Kendi
beynimizi tanıdığımızı sanırız; ama iş hafızaya gelince araştırmalar
tersini gösteriyor. Bulgular birçoğumuzun öğrendiğimiz şeyin hafızamızda
yer etmesini engelleyen bir yöntem izlediğimizi gösteriyor. Neyse ki bu
araştırma en iyi öğrenme şeklini de ortaya koyuyor.
Hepimiz hayatta
zor bir sınavla karşılaşmışızdır mutlaka. İster okulda sınav olsun,
ister üniversite finali ya da işimizle ilgili bir test, hep şu öğüt
verilir: Çalışma planı yapın. Plan yaparak test hazırlıklarınızı sınav
öncesi biriki yoğun çalışma dilimi yerine daha geniş bir zamana yayın.
Bu doğru bir tavsiye olsa da çoğumuz uymayız ona. Bu konuda yapılan bir
ankete katılan öğrencilerin yüzde 99’u hazırlıklarını bir gün öncesine
sıkıştırdıklarını kabul etmiş.
Bunun organizasyon eksikliğinden
başka bir şey olmadığı sanılabilir. Herhangi bir test için hazırlanmaya
haftalar ya da aylar öncesinden başlamak yerine son ana bırakmanın daha
kolay olduğunu kabul etmek gerekir. Fakat hafıza incelendiğinde ortada
başka bir sorunun daha olduğunu görürüz.
Örneğin 2009’da California
Üniversitesi’nden Nate Kornell, deneye katılanların yüzde 90’ı açısından
öğrenme işini zamana yaymak çok daha verimli bir çalışma yöntemi olsa
da deneklerin yüzde 72’si yoğun çalışmanın daha faydalı olduğunu
düşünüyordu. Beynimizde ne oluyor da bu şekilde düşünmeye yöneliyoruz?

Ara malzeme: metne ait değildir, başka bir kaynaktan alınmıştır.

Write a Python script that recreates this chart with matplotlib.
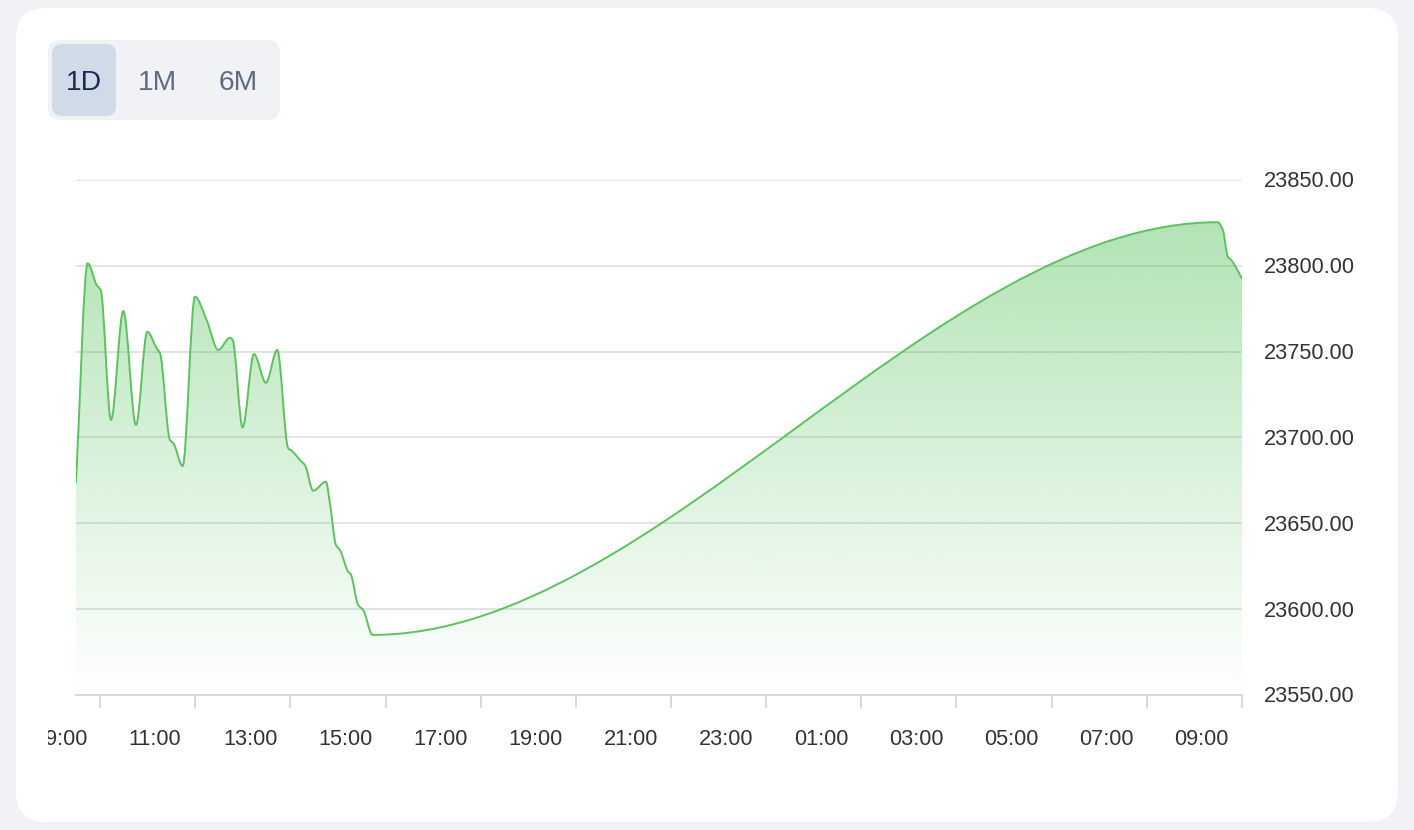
import matplotlib
matplotlib.use("Agg")
import matplotlib.pyplot as plt
import matplotlib.transforms as mtransforms
from matplotlib.patches import FancyBboxPatch, PathPatch
from matplotlib.path import Path
import numpy as np

# ---------------- data (hours after 09:00 of day 1, price) ----------------
hours = [0.34, 0.586, 0.775, 0.859, 1.076, 1.334, 1.601, 1.838, 2.036, 2.105,
         2.315, 2.384, 2.582, 2.840, 3.086, 3.330, 3.576, 3.632, 3.842, 4.080,
         4.332, 4.569, 4.800, 4.872, 5.082, 5.151, 5.326, 5.592, 5.676, 5.803,
         5.887, 6.061, 6.111, 6.271, 6.376, 6.573,
         24.338, 24.443, 24.548, 24.620, 24.846]
prices = [23674.1, 23801.5, 23788.8, 23785.9, 23710.2, 23773.7, 23707.3, 23761.6,
          23752.0, 23749.2, 23698.5, 23696.8, 23683.4, 23782.0, 23768.4, 23751.0,
          23758.1, 23756.8, 23705.9, 23748.6, 23731.9, 23751.0, 23693.7, 23692.3,
          23685.9, 23684.0, 23669.0, 23674.3, 23661.8, 23637.4, 23634.5, 23621.8,
          23620.5, 23602.4, 23599.5, 23585.0,
          23825.4, 23820.9, 23805.3, 23803.4, 23792.7]

label_hours = [0, 2, 4, 6, 8, 10, 12, 14, 16, 18, 20, 22, 24]
x_labels = ["09:00", "11:00", "13:00", "15:00", "17:00", "19:00", "21:00",
            "23:00", "01:00", "03:00", "05:00", "07:00", "09:00"]
tick_hours = [0.845 + 2 * k for k in range(13)]
y_ticks = [23550, 23600, 23650, 23700, 23750, 23800, 23850]
buttons = ["1D", "1M", "6M"]

# ---------------- figure ----------------
W, H = 1414, 830
fig = plt.figure(figsize=(W / 100, H / 100), dpi=100)
fig.patch.set_facecolor("#f1f2f6")
px = mtransforms.Affine2D().scale(1 / W, 1 / H) + fig.transFigure

card = FancyBboxPatch((16, 8), 1382, 814, boxstyle="round,pad=0,rounding_size=30",
                      transform=px, facecolor="white", edgecolor="none", zorder=-3)
fig.patches.append(card)
seg = FancyBboxPatch((48, 710), 232, 80, boxstyle="round,pad=0,rounding_size=13",
                     transform=px, facecolor="#f1f2f6", edgecolor="none", zorder=-2)
fig.patches.append(seg)
sel = FancyBboxPatch((52, 714), 64, 72, boxstyle="round,pad=0,rounding_size=10",
                     transform=px, facecolor="#cfdbe8", edgecolor="none", zorder=-1)
fig.patches.append(sel)
for name, cx, col in zip(buttons, [84, 158, 238.5], ["#1d2951", "#5f6b85", "#5f6b85"]):
    fig.text(cx / W, 1 - 90 / H, name, ha="center", va="baseline", fontsize=20.3,
             color=col, family="Liberation Sans", zorder=3)

ax = fig.add_axes([76 / W, 1 - 695 / H, (1242 - 76) / W, (695 - 180) / H])
ax.set_zorder(5)
ax.set_facecolor("none")
x0, x1 = 0.340, 24.846
ymin, ymax = 23550, 23850

# ---- monotone cubic bezier path through data (smooth line rendering) ----
xs = np.array(hours, float)
ys = np.array(prices, float)
dx = np.diff(xs)
sl = np.diff(ys) / dx
n = len(xs)
m = np.zeros(n)
m[0] = sl[0]
m[-1] = sl[-1]
for i in range(1, n - 1):
    if sl[i - 1] * sl[i] <= 0:
        m[i] = 0.0
    else:
        w1 = 2 * dx[i] + dx[i - 1]
        w2 = dx[i] + 2 * dx[i - 1]
        m[i] = (w1 + w2) / (w1 / sl[i - 1] + w2 / sl[i])
verts = [(xs[0], ys[0])]
codes = [Path.MOVETO]
for i in range(n - 1):
    h = dx[i]
    verts += [(xs[i] + h / 3, ys[i] + m[i] * h / 3),
              (xs[i + 1] - h / 3, ys[i + 1] - m[i + 1] * h / 3),
              (xs[i + 1], ys[i + 1])]
    codes += [Path.CURVE4] * 3
line_path = Path(verts, codes)
fill_verts = verts + [(xs[-1], ymin), (xs[0], ymin), (xs[0], ys[0])]
fill_codes = codes + [Path.LINETO, Path.LINETO, Path.CLOSEPOLY]
fill_path = Path(fill_verts, fill_codes)

green = np.array([88, 195, 94]) / 255
grad = np.zeros((256, 1, 4))
grad[:, 0, :3] = green
grad[:, 0, 3] = np.linspace(0.46, 0.0, 256)
top = max(prices)
im = ax.imshow(grad, extent=[x0, x1, ymin, top], aspect="auto", origin="upper",
               zorder=1, interpolation="bilinear")
clip = PathPatch(fill_path, facecolor="none", edgecolor="none", transform=ax.transData)
ax.add_patch(clip)
im.set_clip_path(clip)
ax.add_patch(PathPatch(line_path, facecolor="none", edgecolor="#5bc25f", lw=1.4,
                       zorder=3, capstyle="round", joinstyle="round"))

ax.set_xlim(x0, x1)
ax.set_ylim(ymin, ymax)
for v in y_ticks[1:]:
    ax.axhline(v, color="#e3e3e3", lw=1.4, zorder=0.5)
for s in ["top", "left", "right"]:
    ax.spines[s].set_visible(False)
ax.spines["bottom"].set_color("#d9d9d9")
ax.spines["bottom"].set_linewidth(1.4)
ax.spines["bottom"].set_zorder(4)
ax.set_yticks([])
ax.set_xticks(tick_hours)
ax.set_xticklabels([])
ax.tick_params(axis="x", length=9, width=1.4, color="#d9d9d9", direction="out")

# x labels (clipped at the chart container edge)
bt = mtransforms.blended_transform_factory(ax.transData, fig.transFigure)
clipbox = mtransforms.TransformedBbox(mtransforms.Bbox.from_extents(48 / W, 0, 1, 1),
                                      fig.transFigure)
for hx, lab in zip(label_hours, x_labels):
    t = fig.text(hx, 1 - 745 / H, lab, transform=bt, ha="center", va="baseline",
                 fontsize=15.7, color="#333333", family="Liberation Sans")
    t.set_clip_on(True)
    t.set_clip_box(clipbox)

# y labels on the right
yt = mtransforms.blended_transform_factory(fig.transFigure, ax.transData) + \
    mtransforms.ScaledTranslation(0, -7.5 / 100, fig.dpi_scale_trans)
for v in y_ticks:
    fig.text(1264 / W, v, f"{v:.2f}", transform=yt, ha="left", va="baseline",
             fontsize=15.7, color="#333333", family="Liberation Sans")

fig.savefig("out.png", dpi=100, facecolor=fig.get_facecolor())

Hafıza konusunda yapılan araştırmalar şunu ortaya koyuyor: Çalıştığımız
konulara aşinalık durumunu, onları öğrenmiş olmakla eşdeğer sayıyoruz.
Ama sorun şu ki konuya aşinalık ile o konuya dair bilgiyi hatırlamak
aynı şey değil.
Aşinalık hatırlamak değildir
Öğrenilmesi
gereken bilgileri içeren materyallere altı saat baktıktan sonra onları
öğrenmiş olduğumuzu sanmak kolay. Her sayfa, her bilgi rahatlatıcı bir
aşinalık duygusu yaratır. Her şeyi bir anda öğrenme çabası, algımızda ve
hafızamızda “ben bunu daha önce görmüştüm” hissinin oluşmasına neden
olur. Ama bir şeyin tanıdık gelmesi o şeyi öğrendiğimiz, gerektiğinde
hatırlayabileceğimiz anlamına gelmiyor.
Beynin farklı bölgeleri
farklı türden hafızayı destekler. Örneğin çalışma notlarınıza
bakıyorsanız, beyninizin görsel korteks gibi duyusal alanlarından bilgi
akışı yoluyla tanıma durumu meydana gelir. Hatırlama ise beynin farklı
alanlarında meydana gelir; hafızadaki bilgiyi yeniden canlandırmak için
temporal lob ile frontal korteksin koordinasyonu gerekir.
Saatler
boyunca çalışma materyallerinize sürekli göz gezdirerek görsel
korteksiniz notlarınızı akıcı bir biçimde işlemden geçiriyordur; ama bu,
beyninizin diğer bölümlerinin de ihtiyacınız olduğunda öğrenileni
hatırlamasının mümkün olacağı anlamına gelmez.
Üstbiliş
Kişinin kendi düşünme süreçlerinin farkında olması ve bu süreçleri kontrol edebilmesi becerisine üstbiliş adı verilir.
Bu alanı incelediğimizde başka yanlış yargılara sahip olduğumuzu da
görürüz. Örneğin, birçoğumuz bir şeyi öğrenmemiz gerektiğini düşünmenin
onu hatırlamaya yararı olacağını sanırız.
Araştırmalar bunun böyle
olmadığını gösteriyor. Asıl önemli olan, bilgiyi yeniden organize ederek
hafızada kalıcılaşmasını sağlayacak bir hale getirmektir. Bir başka
deyişle, öğrenmek istediğiniz şeyin içeriğini sizin için en iyi anlam
ifade edecek şekilde yeniden yazmaktır.